= Grantham Institute – Climate Change and Environment (Imperial College London) =

Climate science research centre

The Grantham Institute – Climate Change and Environment (formerly Grantham Institute for Climate Change) is one of five global institutes at Imperial College London and one of three Grantham-sponsored centres in the UK. The institute was founded in 2007 with a £12 million donation from the Grantham Foundation for the Protection of the Environment, an organisation set up by Hannelore and Jeremy Grantham.

The institute brings together climate and global environmental change expertise from across the college for climate change related research and translation into real world impact. Their aim is to improve the interaction between researchers and decision makers in business and governments, communicating research to help ensure that choices are based on the best understanding of the science and evidence available.

==Research==
Research at the institute is focused on four core ‘themes’: First, Earth systems science, including modelling of climate processes, and biosphere-atmosphere interactions and feedbacks. Second, Risks, extremes and irreversible change, including: the likelihood of extreme events in the future, and their potential impact. Third, sustainable futures, including transition to a low-carbon economy, natural mitigation and carbon storage in ecosystems, and policy and market frameworks to support a low-carbon economy. Fourth, vulnerable ecosystems and human wellbeing, including the impact of environmental change and climate change on ecosystems, and sustainable management plans and policy mechanisms to manage impacts.

==Policy implications==
A dedicated Policy Team delivers research projects, publications, partnerships, and events, aimed at communicating the science behind global environmental change and its impacts. The team publishes Briefing Paper documents disseminating the scientific understanding, possible solutions, and outcomes to government, business and NGOs.

==Affiliated institutes==
The Grantham Foundation for the Protection of the Environment also funds three other research institutes: one at the London School of Economics, the Grantham Research Institute on Climate Change and the Environment, the Grantham Centre for Sustainable Futures and the other at the Indian Institute of Science, Bangalore, the Divecha Centre for Climate Change.

==Leadership==
The institute's co-directors are Professor Joanna Haigh and Professor Martin Siegert.
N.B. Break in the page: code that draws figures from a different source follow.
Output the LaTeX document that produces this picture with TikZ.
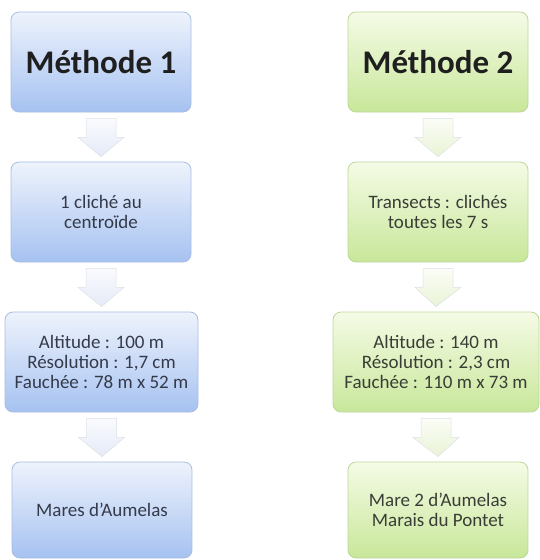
\documentclass[tikz,border=0pt]{standalone}
\usepackage{fontspec}
\setmainfont{Carlito}
\usetikzlibrary{calc}
\definecolor{btop}{HTML}{EEF3FC}
\definecolor{bbot}{HTML}{A6C2F1}
\definecolor{bline}{HTML}{A9BDE2}
\definecolor{gtop}{HTML}{F5FBE6}
\definecolor{gbot}{HTML}{C8E79A}
\definecolor{gline}{HTML}{BCD79A}
\definecolor{txtb}{HTML}{343A4A}
\definecolor{txtg}{HTML}{3A3D36}
\definecolor{abtop}{HTML}{FAFBFE}
\definecolor{abbot}{HTML}{E4EAF7}
\definecolor{agtop}{HTML}{FBFDF6}
\definecolor{agbot}{HTML}{E9F3D6}
\definecolor{aline}{HTML}{DDE0E6}
\tikzset{
  box/.style={rounded corners=8pt, draw, line width=0.8pt, inner sep=2pt, align=center,
    font=\fontsize{19}{20}\selectfont},
  bluebox/.style={box, draw=bline, top color=btop, bottom color=bbot, text=txtb},
  greenbox/.style={box, draw=gline, top color=gtop, bottom color=gbot, text=txtg},
  titletext/.style={font=\fontsize{33}{38}\bfseries\selectfont, text=black!88},
  bluearrow/.style={draw=aline, line width=0.5pt, top color=abtop, bottom color=abbot},
  greenarrow/.style={draw=aline, line width=0.5pt, top color=agtop, bottom color=agbot},
}
\newcommand{\blockarr}[3]{%
  \path[#3] ($(#1.south)+(-15,6)$) -- ($(#1.south)+(15,6)$) -- ($(#1.south)+(15,25)$)
    -- ($(#1.south)+(23,25)$) -- ($(#2.north)+(0,-5)$) -- ($(#1.south)+(-23,25)$)
    -- ($(#1.south)+(-15,25)$) -- cycle;}
\begin{document}
\begin{tikzpicture}[x=1pt,y=-1pt]
\useasboundingbox (0,0) rectangle (540,560);
% left column
\node[bluebox, titletext, minimum width=180pt, minimum height=100pt] (m1) at (101,62) {Méthode 1};
\node[bluebox, minimum width=180pt, minimum height=100pt] (c1) at (101,212) {1 cliché au\\centroïde};
\node[bluebox, minimum width=193pt, minimum height=100pt] (p1) at (101.5,362) {Altitude : 100 m\\Résolution : 1,7 cm\\Fauchée : 78 m x 52 m};
\node[bluebox, minimum width=180pt, minimum height=96pt] (s1) at (102,510) {Mares d’Aumelas};
% right column
\node[greenbox, titletext, minimum width=180pt, minimum height=100pt] (m2) at (438,62) {Méthode 2};
\node[greenbox, minimum width=180pt, minimum height=100pt] (c2) at (438,212) {Transects : clichés\\toutes les 7 s};
\node[greenbox, minimum width=206pt, minimum height=100pt] (p2) at (436,362) {Altitude : 140 m\\Résolution : 2,3 cm\\Fauchée : 110 m x 73 m};
\node[greenbox, minimum width=180pt, minimum height=96pt] (s2) at (438,510) {Mare 2 d’Aumelas\\Marais du Pontet};
% arrows
\blockarr{m1}{c1}{bluearrow}
\blockarr{c1}{p1}{bluearrow}
\blockarr{p1}{s1}{bluearrow}
\blockarr{m2}{c2}{greenarrow}
\blockarr{c2}{p2}{greenarrow}
\blockarr{p2}{s2}{greenarrow}
\end{tikzpicture}
\end{document}
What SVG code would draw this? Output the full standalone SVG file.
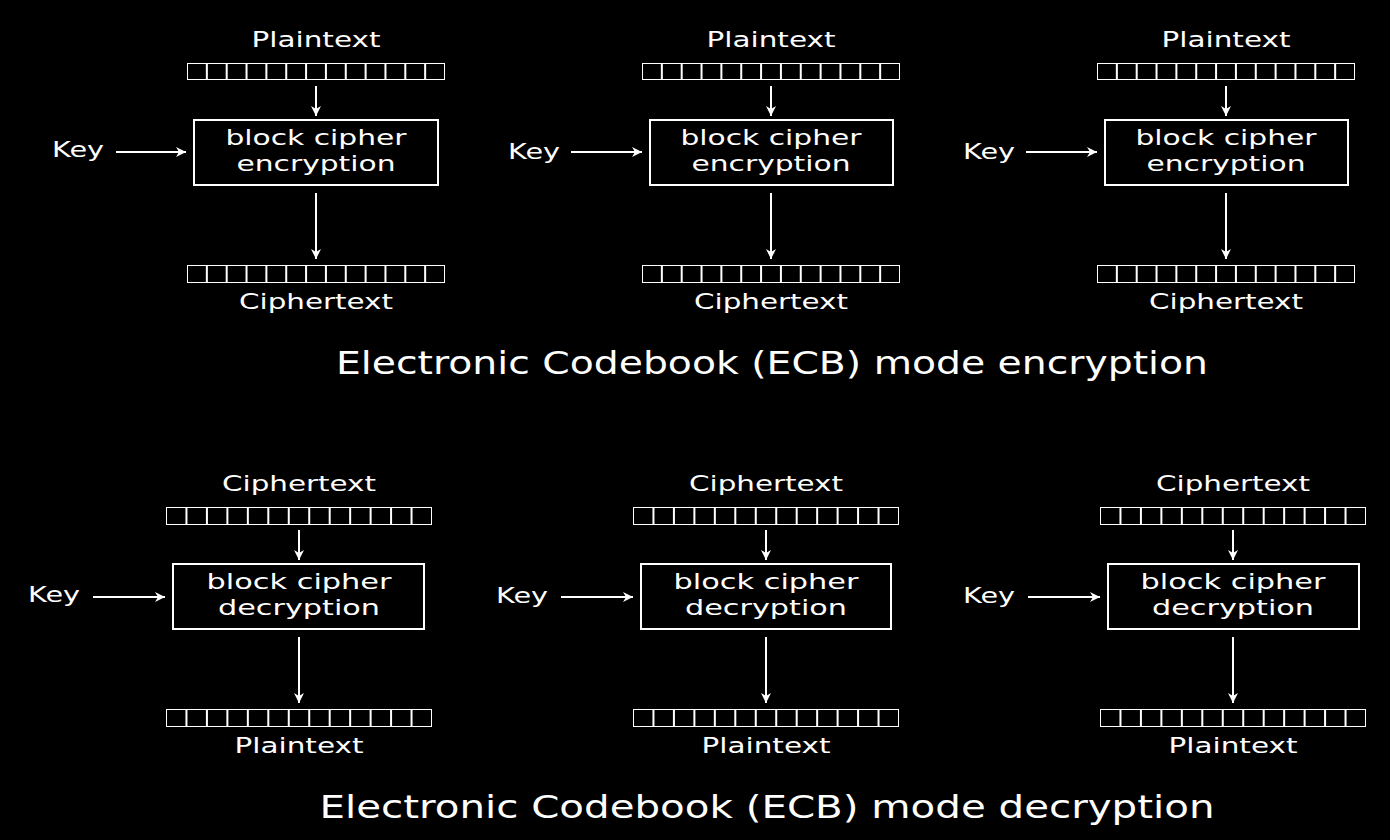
<svg xmlns="http://www.w3.org/2000/svg" width="1390" height="840" viewBox="0 0 1390 840">
<style>
text{font-family:"DejaVu Sans",sans-serif;fill:#fff;font-size:22px}
.t{font-size:32px;text-anchor:middle}
.c{text-anchor:middle}
.b{fill:none;stroke:#fff;stroke-width:2}
.a{stroke:#fff;stroke-width:2;fill:none;marker-end:url(#ah)}
</style>
<defs>
<marker id="ah" viewBox="0 0 10 10" refX="10" refY="5" markerWidth="14" markerHeight="10" markerUnits="userSpaceOnUse" orient="auto"><path d="M0,0L10,5L0,10L3,5z" fill="#fff"/></marker>
<symbol id="s" viewBox="0 0 130 10" preserveAspectRatio="none">
<path vector-effect="non-scaling-stroke" fill="none" stroke="#fff" stroke-width="2" d="M0,0H130V10H0Z M10,0V10M20,0V10M30,0V10M40,0V10M50,0V10M60,0V10M70,0V10M80,0V10M90,0V10M100,0V10M110,0V10M120,0V10"/>
</symbol>
</defs>
<rect width="1390" height="840" fill="#000"/>
<g id="enc1"><text class="c" x="316" y="47" textLength="129" lengthAdjust="spacingAndGlyphs">Plaintext</text><use href="#s" x="187" y="63" width="258" height="17"/><rect class="b" x="194" y="120" width="244" height="65"/><text class="c" x="316" y="145" textLength="181" lengthAdjust="spacingAndGlyphs">block cipher</text><text class="c" x="316" y="171" textLength="159" lengthAdjust="spacingAndGlyphs">encryption</text><text x="52" y="157" textLength="52" lengthAdjust="spacingAndGlyphs">Key</text><use href="#s" x="187" y="265" width="258" height="18"/><text class="c" x="316" y="309" textLength="154" lengthAdjust="spacingAndGlyphs">Ciphertext</text></g>
<g id="enc2"><text class="c" x="771" y="47" textLength="129" lengthAdjust="spacingAndGlyphs">Plaintext</text><use href="#s" x="642" y="63" width="258" height="17"/><rect class="b" x="650" y="120" width="243" height="65"/><text class="c" x="771" y="145" textLength="181" lengthAdjust="spacingAndGlyphs">block cipher</text><text class="c" x="771" y="171" textLength="159" lengthAdjust="spacingAndGlyphs">encryption</text><text x="508" y="159" textLength="52" lengthAdjust="spacingAndGlyphs">Key</text><use href="#s" x="642" y="265" width="258" height="18"/><text class="c" x="771" y="309" textLength="154" lengthAdjust="spacingAndGlyphs">Ciphertext</text></g>
<g id="enc3"><text class="c" x="1226" y="47" textLength="129" lengthAdjust="spacingAndGlyphs">Plaintext</text><use href="#s" x="1097" y="63" width="258" height="17"/><rect class="b" x="1105" y="120" width="243" height="65"/><text class="c" x="1226" y="145" textLength="181" lengthAdjust="spacingAndGlyphs">block cipher</text><text class="c" x="1226" y="171" textLength="159" lengthAdjust="spacingAndGlyphs">encryption</text><text x="963" y="159" textLength="52" lengthAdjust="spacingAndGlyphs">Key</text><use href="#s" x="1097" y="265" width="258" height="18"/><text class="c" x="1226" y="309" textLength="154" lengthAdjust="spacingAndGlyphs">Ciphertext</text></g>
<g id="dec1"><text class="c" x="299" y="491" textLength="154" lengthAdjust="spacingAndGlyphs">Ciphertext</text><use href="#s" x="166" y="507" width="266" height="18"/><rect class="b" x="173" y="564" width="251" height="65"/><text class="c" x="299" y="589" textLength="185" lengthAdjust="spacingAndGlyphs">block cipher</text><text class="c" x="299" y="615" textLength="162" lengthAdjust="spacingAndGlyphs">decryption</text><text x="28" y="602" textLength="52" lengthAdjust="spacingAndGlyphs">Key</text><use href="#s" x="166" y="709" width="266" height="18"/><text class="c" x="299" y="753" textLength="129" lengthAdjust="spacingAndGlyphs">Plaintext</text></g>
<g id="dec2"><text class="c" x="766" y="491" textLength="154" lengthAdjust="spacingAndGlyphs">Ciphertext</text><use href="#s" x="633" y="507" width="266" height="18"/><rect class="b" x="641" y="564" width="250" height="65"/><text class="c" x="766" y="589" textLength="185" lengthAdjust="spacingAndGlyphs">block cipher</text><text class="c" x="766" y="615" textLength="162" lengthAdjust="spacingAndGlyphs">decryption</text><text x="496" y="603" textLength="52" lengthAdjust="spacingAndGlyphs">Key</text><use href="#s" x="633" y="709" width="266" height="18"/><text class="c" x="766" y="753" textLength="129" lengthAdjust="spacingAndGlyphs">Plaintext</text></g>
<g id="dec3"><text class="c" x="1233" y="491" textLength="154" lengthAdjust="spacingAndGlyphs">Ciphertext</text><use href="#s" x="1100" y="507" width="266" height="18"/><rect class="b" x="1108" y="564" width="251" height="65"/><text class="c" x="1233" y="589" textLength="185" lengthAdjust="spacingAndGlyphs">block cipher</text><text class="c" x="1233" y="615" textLength="162" lengthAdjust="spacingAndGlyphs">decryption</text><text x="963" y="603" textLength="52" lengthAdjust="spacingAndGlyphs">Key</text><use href="#s" x="1100" y="709" width="266" height="18"/><text class="c" x="1233" y="753" textLength="129" lengthAdjust="spacingAndGlyphs">Plaintext</text></g>
<g id="titles"><text class="t" x="772" y="374" textLength="872" lengthAdjust="spacingAndGlyphs">Electronic Codebook (ECB) mode encryption</text><text class="t" x="767" y="818" textLength="895" lengthAdjust="spacingAndGlyphs">Electronic Codebook (ECB) mode decryption</text></g>
<g id="connectors">
<path class="a" d="M316,86V116"/><path class="a" d="M316,193V259"/><path class="a" d="M116,152H186"/>
<path class="a" d="M771,86V116"/><path class="a" d="M771,193V259"/><path class="a" d="M571,152H642"/>
<path class="a" d="M1226,86V116"/><path class="a" d="M1226,193V259"/><path class="a" d="M1026,152H1097"/>
<path class="a" d="M299,530V560"/><path class="a" d="M299,637V703"/><path class="a" d="M93,597H165"/>
<path class="a" d="M766,530V560"/><path class="a" d="M766,637V703"/><path class="a" d="M561,597H633"/>
<path class="a" d="M1233,530V560"/><path class="a" d="M1233,637V703"/><path class="a" d="M1028,597H1100"/>
</g>
</svg>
The institute's chair is Professor Sir Brian Hoskins, professor of meteorology (1981–present) at the University of Reading. Brian Hoskins was director of the institute from 2008 to 2014.

==Projects==
The institute's partnerships with the private and public sector include:

Climate KIC, a consortium of academic, corporate & public partners and part of the Knowledge and Innovation Community (KIC) initiative set up by the European Institute of Innovation.

Ecosystem Services for Poverty Alleviation Directorate, led by the University of Edinburgh, this directorate provides leadership to the Ecosystem Services for Poverty Alleviation (ESPA) research programme, which aims to improve understanding of how ecosystems function, the services they provide and their relationship with the political economy and sustainable growth.

The AVOID Programme, a government-funded research programme on "Avoiding Dangerous Climate Change" (AVOID). The consortium is led by the Met Office Hadley Centre and the other partners are the Walker Institute at Reading, and the Tyndall Centre. Under this programme work is carried out to inform the UK government's decision making on avoiding dangerous climate change brought on by greenhouse gas emissions.